## Available data
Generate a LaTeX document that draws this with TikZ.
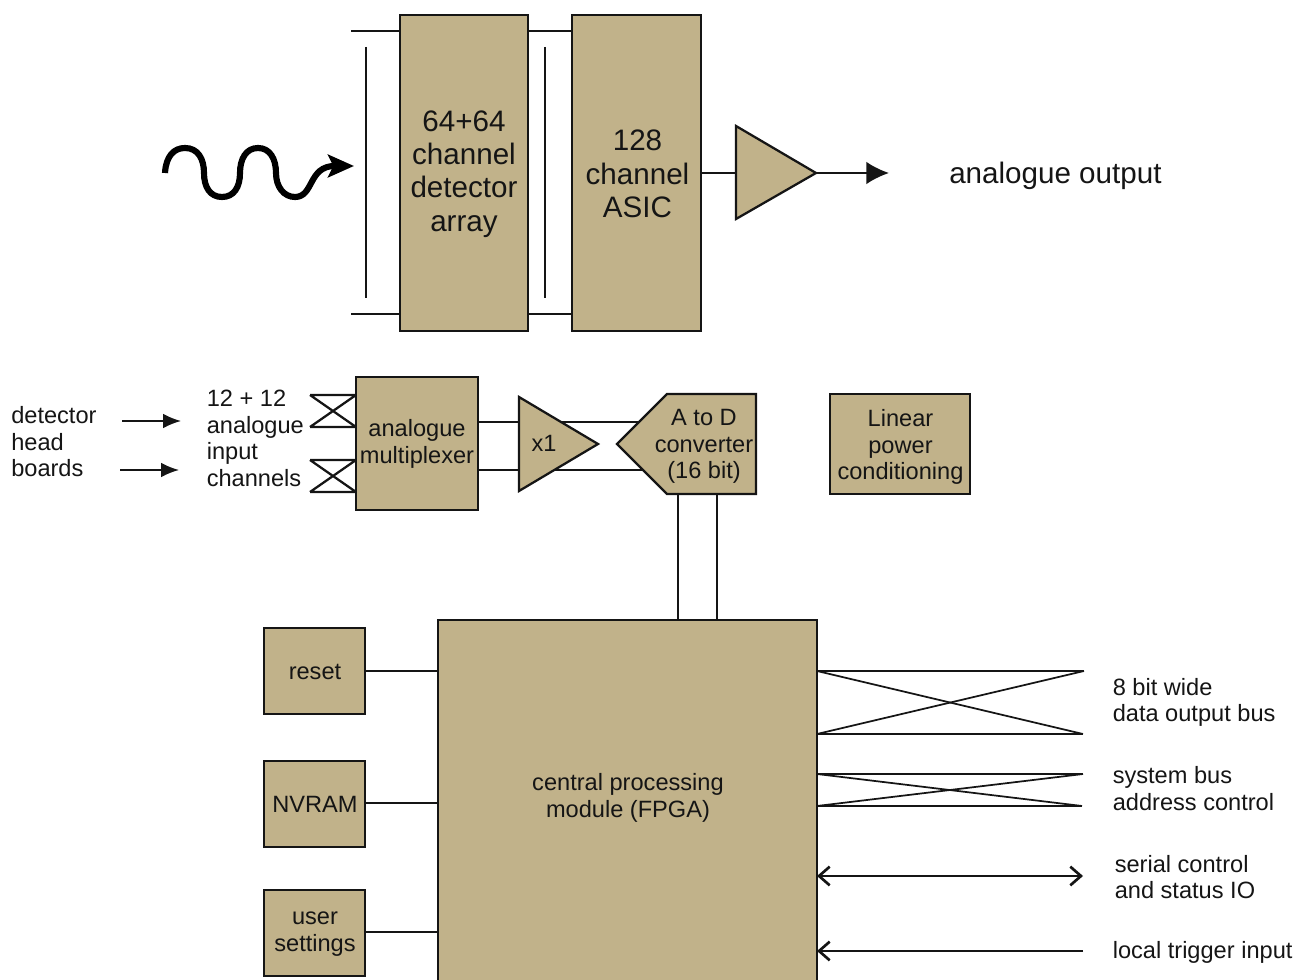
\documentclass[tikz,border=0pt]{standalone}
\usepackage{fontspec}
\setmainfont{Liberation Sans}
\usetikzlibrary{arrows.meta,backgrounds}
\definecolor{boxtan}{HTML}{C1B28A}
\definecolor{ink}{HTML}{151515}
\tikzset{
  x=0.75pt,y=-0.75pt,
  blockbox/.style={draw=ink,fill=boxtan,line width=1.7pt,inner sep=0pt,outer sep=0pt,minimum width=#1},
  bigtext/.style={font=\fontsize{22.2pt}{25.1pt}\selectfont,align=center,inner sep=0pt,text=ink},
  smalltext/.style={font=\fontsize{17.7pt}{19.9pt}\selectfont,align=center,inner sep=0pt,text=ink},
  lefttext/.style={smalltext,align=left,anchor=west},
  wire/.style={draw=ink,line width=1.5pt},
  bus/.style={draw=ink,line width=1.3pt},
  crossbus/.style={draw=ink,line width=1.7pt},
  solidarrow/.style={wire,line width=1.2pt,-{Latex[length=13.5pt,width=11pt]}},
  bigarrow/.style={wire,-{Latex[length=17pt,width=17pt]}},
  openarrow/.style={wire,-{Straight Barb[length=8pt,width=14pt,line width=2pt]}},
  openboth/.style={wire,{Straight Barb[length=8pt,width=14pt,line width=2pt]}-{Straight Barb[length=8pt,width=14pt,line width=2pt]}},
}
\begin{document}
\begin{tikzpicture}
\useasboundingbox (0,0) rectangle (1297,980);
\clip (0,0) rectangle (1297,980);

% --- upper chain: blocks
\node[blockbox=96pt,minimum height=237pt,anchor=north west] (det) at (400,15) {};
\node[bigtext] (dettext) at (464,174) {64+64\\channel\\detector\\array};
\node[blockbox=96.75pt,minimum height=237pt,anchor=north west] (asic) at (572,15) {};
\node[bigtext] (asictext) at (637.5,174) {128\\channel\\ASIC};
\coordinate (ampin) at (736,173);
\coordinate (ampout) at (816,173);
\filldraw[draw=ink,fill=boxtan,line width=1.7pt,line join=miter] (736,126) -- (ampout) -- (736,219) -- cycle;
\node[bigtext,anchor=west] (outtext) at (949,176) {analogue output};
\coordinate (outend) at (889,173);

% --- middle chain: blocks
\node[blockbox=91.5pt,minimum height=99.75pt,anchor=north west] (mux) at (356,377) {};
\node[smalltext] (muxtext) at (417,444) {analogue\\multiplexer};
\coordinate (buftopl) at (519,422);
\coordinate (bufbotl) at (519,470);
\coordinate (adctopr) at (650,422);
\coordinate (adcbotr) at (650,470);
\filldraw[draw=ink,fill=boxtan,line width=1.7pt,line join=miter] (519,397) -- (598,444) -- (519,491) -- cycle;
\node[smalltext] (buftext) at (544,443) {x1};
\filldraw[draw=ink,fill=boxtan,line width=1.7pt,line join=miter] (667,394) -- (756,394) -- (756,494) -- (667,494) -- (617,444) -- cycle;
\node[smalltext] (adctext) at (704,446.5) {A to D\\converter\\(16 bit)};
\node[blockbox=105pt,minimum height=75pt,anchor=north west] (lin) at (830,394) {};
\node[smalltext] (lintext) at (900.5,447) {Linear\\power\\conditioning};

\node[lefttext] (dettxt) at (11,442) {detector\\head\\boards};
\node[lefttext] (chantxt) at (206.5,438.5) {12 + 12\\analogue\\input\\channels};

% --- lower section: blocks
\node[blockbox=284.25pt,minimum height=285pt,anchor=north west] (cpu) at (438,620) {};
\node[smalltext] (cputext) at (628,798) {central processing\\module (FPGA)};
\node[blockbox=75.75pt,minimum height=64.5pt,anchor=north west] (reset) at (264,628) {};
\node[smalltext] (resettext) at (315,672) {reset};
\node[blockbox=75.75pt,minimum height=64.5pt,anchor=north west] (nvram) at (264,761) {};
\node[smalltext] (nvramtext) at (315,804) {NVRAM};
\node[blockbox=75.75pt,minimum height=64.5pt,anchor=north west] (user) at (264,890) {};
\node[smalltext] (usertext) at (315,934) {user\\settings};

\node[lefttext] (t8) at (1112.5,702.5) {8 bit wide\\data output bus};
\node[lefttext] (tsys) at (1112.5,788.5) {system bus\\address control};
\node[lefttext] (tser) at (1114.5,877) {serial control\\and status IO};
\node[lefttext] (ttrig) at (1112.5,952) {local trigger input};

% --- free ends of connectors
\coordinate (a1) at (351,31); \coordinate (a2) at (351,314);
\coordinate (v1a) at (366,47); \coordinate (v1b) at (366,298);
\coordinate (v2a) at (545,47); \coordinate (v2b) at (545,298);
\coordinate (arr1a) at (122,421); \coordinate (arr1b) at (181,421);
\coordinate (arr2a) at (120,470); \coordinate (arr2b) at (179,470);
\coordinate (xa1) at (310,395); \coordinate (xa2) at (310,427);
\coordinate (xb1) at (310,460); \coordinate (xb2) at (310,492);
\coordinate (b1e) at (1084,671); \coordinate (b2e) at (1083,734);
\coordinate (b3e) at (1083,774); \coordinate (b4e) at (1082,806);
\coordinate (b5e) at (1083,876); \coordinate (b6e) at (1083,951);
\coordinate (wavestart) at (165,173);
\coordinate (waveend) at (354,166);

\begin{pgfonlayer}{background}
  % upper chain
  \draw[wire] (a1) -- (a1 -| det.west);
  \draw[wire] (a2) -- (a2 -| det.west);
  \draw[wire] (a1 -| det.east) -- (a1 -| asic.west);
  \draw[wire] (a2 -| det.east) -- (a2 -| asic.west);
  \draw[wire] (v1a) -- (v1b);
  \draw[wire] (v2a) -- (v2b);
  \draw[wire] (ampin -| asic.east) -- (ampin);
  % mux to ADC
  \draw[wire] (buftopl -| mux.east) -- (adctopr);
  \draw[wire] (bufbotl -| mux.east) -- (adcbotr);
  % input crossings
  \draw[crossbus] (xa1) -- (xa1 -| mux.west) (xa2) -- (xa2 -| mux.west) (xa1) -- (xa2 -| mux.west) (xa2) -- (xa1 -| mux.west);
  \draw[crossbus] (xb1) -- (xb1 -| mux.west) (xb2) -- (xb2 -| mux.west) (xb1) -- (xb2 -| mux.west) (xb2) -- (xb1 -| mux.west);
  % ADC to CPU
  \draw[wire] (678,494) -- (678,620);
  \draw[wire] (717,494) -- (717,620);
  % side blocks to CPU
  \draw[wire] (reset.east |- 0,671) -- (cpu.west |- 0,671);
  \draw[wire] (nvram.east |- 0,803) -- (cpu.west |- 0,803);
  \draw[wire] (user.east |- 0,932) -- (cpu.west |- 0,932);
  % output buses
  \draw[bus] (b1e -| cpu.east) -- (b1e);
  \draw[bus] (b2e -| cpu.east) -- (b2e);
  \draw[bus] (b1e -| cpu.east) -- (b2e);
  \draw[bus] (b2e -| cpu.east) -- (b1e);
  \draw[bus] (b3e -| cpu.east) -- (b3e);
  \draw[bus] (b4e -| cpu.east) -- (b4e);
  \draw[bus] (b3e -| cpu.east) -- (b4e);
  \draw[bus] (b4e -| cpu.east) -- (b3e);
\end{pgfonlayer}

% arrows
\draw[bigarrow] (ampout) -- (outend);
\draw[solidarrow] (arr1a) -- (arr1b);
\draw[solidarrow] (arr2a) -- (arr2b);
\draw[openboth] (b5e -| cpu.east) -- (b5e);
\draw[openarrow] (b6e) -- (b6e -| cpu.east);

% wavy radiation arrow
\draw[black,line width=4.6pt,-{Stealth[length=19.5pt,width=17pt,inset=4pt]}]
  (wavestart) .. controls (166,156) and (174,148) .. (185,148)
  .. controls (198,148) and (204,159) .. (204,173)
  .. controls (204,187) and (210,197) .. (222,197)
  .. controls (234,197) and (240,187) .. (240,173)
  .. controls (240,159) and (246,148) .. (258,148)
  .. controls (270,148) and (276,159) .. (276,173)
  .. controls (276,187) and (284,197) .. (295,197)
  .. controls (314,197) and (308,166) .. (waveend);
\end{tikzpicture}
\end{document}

## Task
In the data above, please extract the lines from the first one through the line with "(outend) at (889,173);", exactly, and keep pictures out.

## Solution for this task
Generate a LaTeX document that draws this with TikZ.
\documentclass[tikz,border=0pt]{standalone}
\usepackage{fontspec}
\setmainfont{Liberation Sans}
\usetikzlibrary{arrows.meta,backgrounds}
\definecolor{boxtan}{HTML}{C1B28A}
\definecolor{ink}{HTML}{151515}
\tikzset{
  x=0.75pt,y=-0.75pt,
  blockbox/.style={draw=ink,fill=boxtan,line width=1.7pt,inner sep=0pt,outer sep=0pt,minimum width=#1},
  bigtext/.style={font=\fontsize{22.2pt}{25.1pt}\selectfont,align=center,inner sep=0pt,text=ink},
  smalltext/.style={font=\fontsize{17.7pt}{19.9pt}\selectfont,align=center,inner sep=0pt,text=ink},
  lefttext/.style={smalltext,align=left,anchor=west},
  wire/.style={draw=ink,line width=1.5pt},
  bus/.style={draw=ink,line width=1.3pt},
  crossbus/.style={draw=ink,line width=1.7pt},
  solidarrow/.style={wire,line width=1.2pt,-{Latex[length=13.5pt,width=11pt]}},
  bigarrow/.style={wire,-{Latex[length=17pt,width=17pt]}},
  openarrow/.style={wire,-{Straight Barb[length=8pt,width=14pt,line width=2pt]}},
  openboth/.style={wire,{Straight Barb[length=8pt,width=14pt,line width=2pt]}-{Straight Barb[length=8pt,width=14pt,line width=2pt]}},
}
\begin{document}
\begin{tikzpicture}
\useasboundingbox (0,0) rectangle (1297,980);
\clip (0,0) rectangle (1297,980);

% --- upper chain: blocks
\node[blockbox=96pt,minimum height=237pt,anchor=north west] (det) at (400,15) {};
\node[bigtext] (dettext) at (464,174) {64+64\\channel\\detector\\array};
\node[blockbox=96.75pt,minimum height=237pt,anchor=north west] (asic) at (572,15) {};
\node[bigtext] (asictext) at (637.5,174) {128\\channel\\ASIC};
\coordinate (ampin) at (736,173);
\coordinate (ampout) at (816,173);
\filldraw[draw=ink,fill=boxtan,line width=1.7pt,line join=miter] (736,126) -- (ampout) -- (736,219) -- cycle;
\node[bigtext,anchor=west] (outtext) at (949,176) {analogue output};
\coordinate (outend) at (889,173);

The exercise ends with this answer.